'''

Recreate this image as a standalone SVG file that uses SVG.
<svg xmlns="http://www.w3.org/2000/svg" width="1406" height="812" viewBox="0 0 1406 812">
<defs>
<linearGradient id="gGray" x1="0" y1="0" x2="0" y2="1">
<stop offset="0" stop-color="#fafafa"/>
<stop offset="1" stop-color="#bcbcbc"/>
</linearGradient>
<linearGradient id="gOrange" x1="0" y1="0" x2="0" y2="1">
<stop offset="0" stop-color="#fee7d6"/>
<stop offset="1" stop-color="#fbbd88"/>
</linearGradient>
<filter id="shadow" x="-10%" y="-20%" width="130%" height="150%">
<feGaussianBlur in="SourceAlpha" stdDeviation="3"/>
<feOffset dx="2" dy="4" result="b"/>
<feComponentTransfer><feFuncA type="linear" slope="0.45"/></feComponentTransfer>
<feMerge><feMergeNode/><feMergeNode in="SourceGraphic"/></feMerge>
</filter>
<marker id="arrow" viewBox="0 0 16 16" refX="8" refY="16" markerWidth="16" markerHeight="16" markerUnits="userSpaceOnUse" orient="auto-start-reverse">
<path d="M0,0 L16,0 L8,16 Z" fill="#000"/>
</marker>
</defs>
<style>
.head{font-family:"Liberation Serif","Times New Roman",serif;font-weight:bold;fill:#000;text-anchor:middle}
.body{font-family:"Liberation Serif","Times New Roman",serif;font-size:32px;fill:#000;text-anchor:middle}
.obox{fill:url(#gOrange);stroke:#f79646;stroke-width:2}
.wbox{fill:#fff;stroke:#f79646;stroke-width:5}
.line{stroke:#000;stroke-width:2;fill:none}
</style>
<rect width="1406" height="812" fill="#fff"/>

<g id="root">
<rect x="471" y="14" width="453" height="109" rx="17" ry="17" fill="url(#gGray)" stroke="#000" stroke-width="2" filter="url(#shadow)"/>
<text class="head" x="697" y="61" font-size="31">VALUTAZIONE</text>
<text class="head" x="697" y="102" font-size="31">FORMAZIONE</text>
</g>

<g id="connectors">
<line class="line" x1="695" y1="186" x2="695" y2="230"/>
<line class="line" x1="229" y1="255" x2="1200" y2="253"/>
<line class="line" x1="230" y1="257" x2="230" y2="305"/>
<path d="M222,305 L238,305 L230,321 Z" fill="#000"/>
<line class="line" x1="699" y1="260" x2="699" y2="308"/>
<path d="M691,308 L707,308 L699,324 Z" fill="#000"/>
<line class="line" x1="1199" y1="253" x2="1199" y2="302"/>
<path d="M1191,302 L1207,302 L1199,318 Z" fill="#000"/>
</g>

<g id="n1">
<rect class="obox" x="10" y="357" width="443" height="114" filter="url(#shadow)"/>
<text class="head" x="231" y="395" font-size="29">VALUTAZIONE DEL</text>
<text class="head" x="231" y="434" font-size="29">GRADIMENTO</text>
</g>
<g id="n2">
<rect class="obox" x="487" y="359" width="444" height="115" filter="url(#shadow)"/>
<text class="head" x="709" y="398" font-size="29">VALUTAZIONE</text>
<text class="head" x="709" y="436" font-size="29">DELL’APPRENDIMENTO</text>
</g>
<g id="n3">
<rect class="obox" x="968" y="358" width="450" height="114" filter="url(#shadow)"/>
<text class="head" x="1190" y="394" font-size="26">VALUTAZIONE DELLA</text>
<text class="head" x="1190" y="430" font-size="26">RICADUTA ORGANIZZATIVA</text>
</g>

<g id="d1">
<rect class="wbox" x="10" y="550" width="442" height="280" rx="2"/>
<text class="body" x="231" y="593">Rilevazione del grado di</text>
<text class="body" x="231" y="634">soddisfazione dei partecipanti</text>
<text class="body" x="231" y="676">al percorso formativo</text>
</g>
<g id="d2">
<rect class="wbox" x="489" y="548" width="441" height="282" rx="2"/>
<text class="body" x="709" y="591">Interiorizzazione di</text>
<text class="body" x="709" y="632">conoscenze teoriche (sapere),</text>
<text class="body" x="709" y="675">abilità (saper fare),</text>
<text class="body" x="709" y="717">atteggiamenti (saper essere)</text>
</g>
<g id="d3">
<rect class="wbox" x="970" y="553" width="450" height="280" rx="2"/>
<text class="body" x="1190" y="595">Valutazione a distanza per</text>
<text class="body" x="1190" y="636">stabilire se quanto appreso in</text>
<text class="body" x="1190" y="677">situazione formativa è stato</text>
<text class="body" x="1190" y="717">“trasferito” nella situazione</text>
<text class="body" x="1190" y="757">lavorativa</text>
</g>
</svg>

'''

Task goal — Write out the listing once more, matching it exactly.

Solved exercise —
Recreate this image as a standalone SVG file that uses SVG.
<svg xmlns="http://www.w3.org/2000/svg" width="1406" height="812" viewBox="0 0 1406 812">
<defs>
<linearGradient id="gGray" x1="0" y1="0" x2="0" y2="1">
<stop offset="0" stop-color="#fafafa"/>
<stop offset="1" stop-color="#bcbcbc"/>
</linearGradient>
<linearGradient id="gOrange" x1="0" y1="0" x2="0" y2="1">
<stop offset="0" stop-color="#fee7d6"/>
<stop offset="1" stop-color="#fbbd88"/>
</linearGradient>
<filter id="shadow" x="-10%" y="-20%" width="130%" height="150%">
<feGaussianBlur in="SourceAlpha" stdDeviation="3"/>
<feOffset dx="2" dy="4" result="b"/>
<feComponentTransfer><feFuncA type="linear" slope="0.45"/></feComponentTransfer>
<feMerge><feMergeNode/><feMergeNode in="SourceGraphic"/></feMerge>
</filter>
<marker id="arrow" viewBox="0 0 16 16" refX="8" refY="16" markerWidth="16" markerHeight="16" markerUnits="userSpaceOnUse" orient="auto-start-reverse">
<path d="M0,0 L16,0 L8,16 Z" fill="#000"/>
</marker>
</defs>
<style>
.head{font-family:"Liberation Serif","Times New Roman",serif;font-weight:bold;fill:#000;text-anchor:middle}
.body{font-family:"Liberation Serif","Times New Roman",serif;font-size:32px;fill:#000;text-anchor:middle}
.obox{fill:url(#gOrange);stroke:#f79646;stroke-width:2}
.wbox{fill:#fff;stroke:#f79646;stroke-width:5}
.line{stroke:#000;stroke-width:2;fill:none}
</style>
<rect width="1406" height="812" fill="#fff"/>

<g id="root">
<rect x="471" y="14" width="453" height="109" rx="17" ry="17" fill="url(#gGray)" stroke="#000" stroke-width="2" filter="url(#shadow)"/>
<text class="head" x="697" y="61" font-size="31">VALUTAZIONE</text>
<text class="head" x="697" y="102" font-size="31">FORMAZIONE</text>
</g>

<g id="connectors">
<line class="line" x1="695" y1="186" x2="695" y2="230"/>
<line class="line" x1="229" y1="255" x2="1200" y2="253"/>
<line class="line" x1="230" y1="257" x2="230" y2="305"/>
<path d="M222,305 L238,305 L230,321 Z" fill="#000"/>
<line class="line" x1="699" y1="260" x2="699" y2="308"/>
<path d="M691,308 L707,308 L699,324 Z" fill="#000"/>
<line class="line" x1="1199" y1="253" x2="1199" y2="302"/>
<path d="M1191,302 L1207,302 L1199,318 Z" fill="#000"/>
</g>

<g id="n1">
<rect class="obox" x="10" y="357" width="443" height="114" filter="url(#shadow)"/>
<text class="head" x="231" y="395" font-size="29">VALUTAZIONE DEL</text>
<text class="head" x="231" y="434" font-size="29">GRADIMENTO</text>
</g>
<g id="n2">
<rect class="obox" x="487" y="359" width="444" height="115" filter="url(#shadow)"/>
<text class="head" x="709" y="398" font-size="29">VALUTAZIONE</text>
<text class="head" x="709" y="436" font-size="29">DELL’APPRENDIMENTO</text>
</g>
<g id="n3">
<rect class="obox" x="968" y="358" width="450" height="114" filter="url(#shadow)"/>
<text class="head" x="1190" y="394" font-size="26">VALUTAZIONE DELLA</text>
<text class="head" x="1190" y="430" font-size="26">RICADUTA ORGANIZZATIVA</text>
</g>

<g id="d1">
<rect class="wbox" x="10" y="550" width="442" height="280" rx="2"/>
<text class="body" x="231" y="593">Rilevazione del grado di</text>
<text class="body" x="231" y="634">soddisfazione dei partecipanti</text>
<text class="body" x="231" y="676">al percorso formativo</text>
</g>
<g id="d2">
<rect class="wbox" x="489" y="548" width="441" height="282" rx="2"/>
<text class="body" x="709" y="591">Interiorizzazione di</text>
<text class="body" x="709" y="632">conoscenze teoriche (sapere),</text>
<text class="body" x="709" y="675">abilità (saper fare),</text>
<text class="body" x="709" y="717">atteggiamenti (saper essere)</text>
</g>
<g id="d3">
<rect class="wbox" x="970" y="553" width="450" height="280" rx="2"/>
<text class="body" x="1190" y="595">Valutazione a distanza per</text>
<text class="body" x="1190" y="636">stabilire se quanto appreso in</text>
<text class="body" x="1190" y="677">situazione formativa è stato</text>
<text class="body" x="1190" y="717">“trasferito” nella situazione</text>
<text class="body" x="1190" y="757">lavorativa</text>
</g>
</svg>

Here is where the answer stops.